Four and Twenty Blackbirds - S1-E4
Continuity mistake: When the milkman places the third bottle on Mr. Gascoigne's steps, they are placed in the sun. When the neighbour approaches, the whole road shows no particular sunlight. Which is fine, as a sudden change of that kind is ordinary. When the other neighbour pops by the corner and inquires, there's a close-up of the bottles, and again there's visible and directional light, pointed differently than the first instance. (00:08:45)
Four and Twenty Blackbirds - S1-E4
Continuity mistake: Hastings carries the picture of the two brothers from Dulce to Poirot holding it by the bottom, top, side, depending on the angle. (00:13:45)
Four and Twenty Blackbirds - S1-E4
Factual error: At the art gallery, Poirot and Hastings are looking at a painting identified as "Man Throwing a Stone at a Bird" by the surrealist Joan Miro. But the painting featured is completely different from the real one. (00:21:50)
Four and Twenty Blackbirds - S1-E4
Continuity mistake: As Poirot and Hastings watch the farce, the sword gets grabbed from the table by two hands, the left one doing the lifting by the handle. But the comedian in the following shot has it in his right hand. (00:32:04)
Four and Twenty Blackbirds - S1-E4
Factual error: Great accuracy went into the dates of this episode - Hastings is following the outcome of the so called "Verity's Match", the 2nd test of the 1934 Ashes series, Australia vs England. The events then should happen between the 22nd and the 25th of June, 1934, compatible with the murder happening on the 16th, and being discovered 3 days after. This however puts it a year before "Murder in the Mews", previous episode where Poirot's dentist was referenced, and that happened in 1935 as stated in the letter to the Chinese laundry.

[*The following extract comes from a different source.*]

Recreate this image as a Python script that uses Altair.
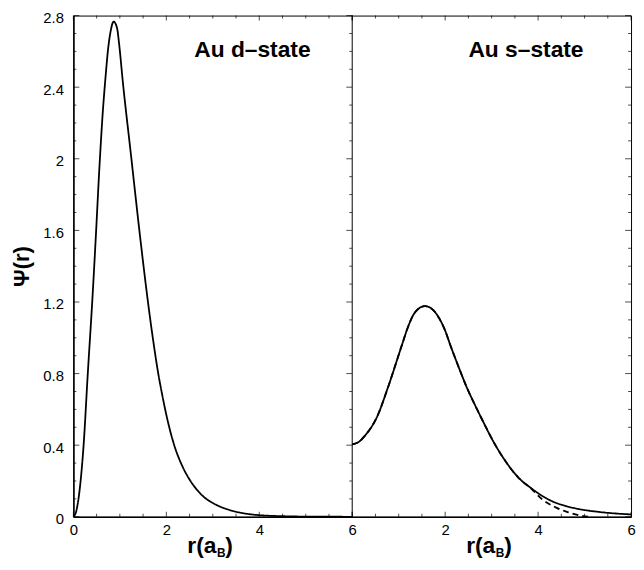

Four and Twenty Blackbirds - S1-E4
Plot hole: In the denouement, Poirot says explicitly that the culprit sent the letter to the victim - but the letter in question, in this dramatization was stated earlier (in a change from Agatha Christie's original) to be an invitation to the art gallery, and the culprit is not the manager/art gallery owner! In the actual short story the letter was a personal message of entirely different nature, written and authored by the culprit.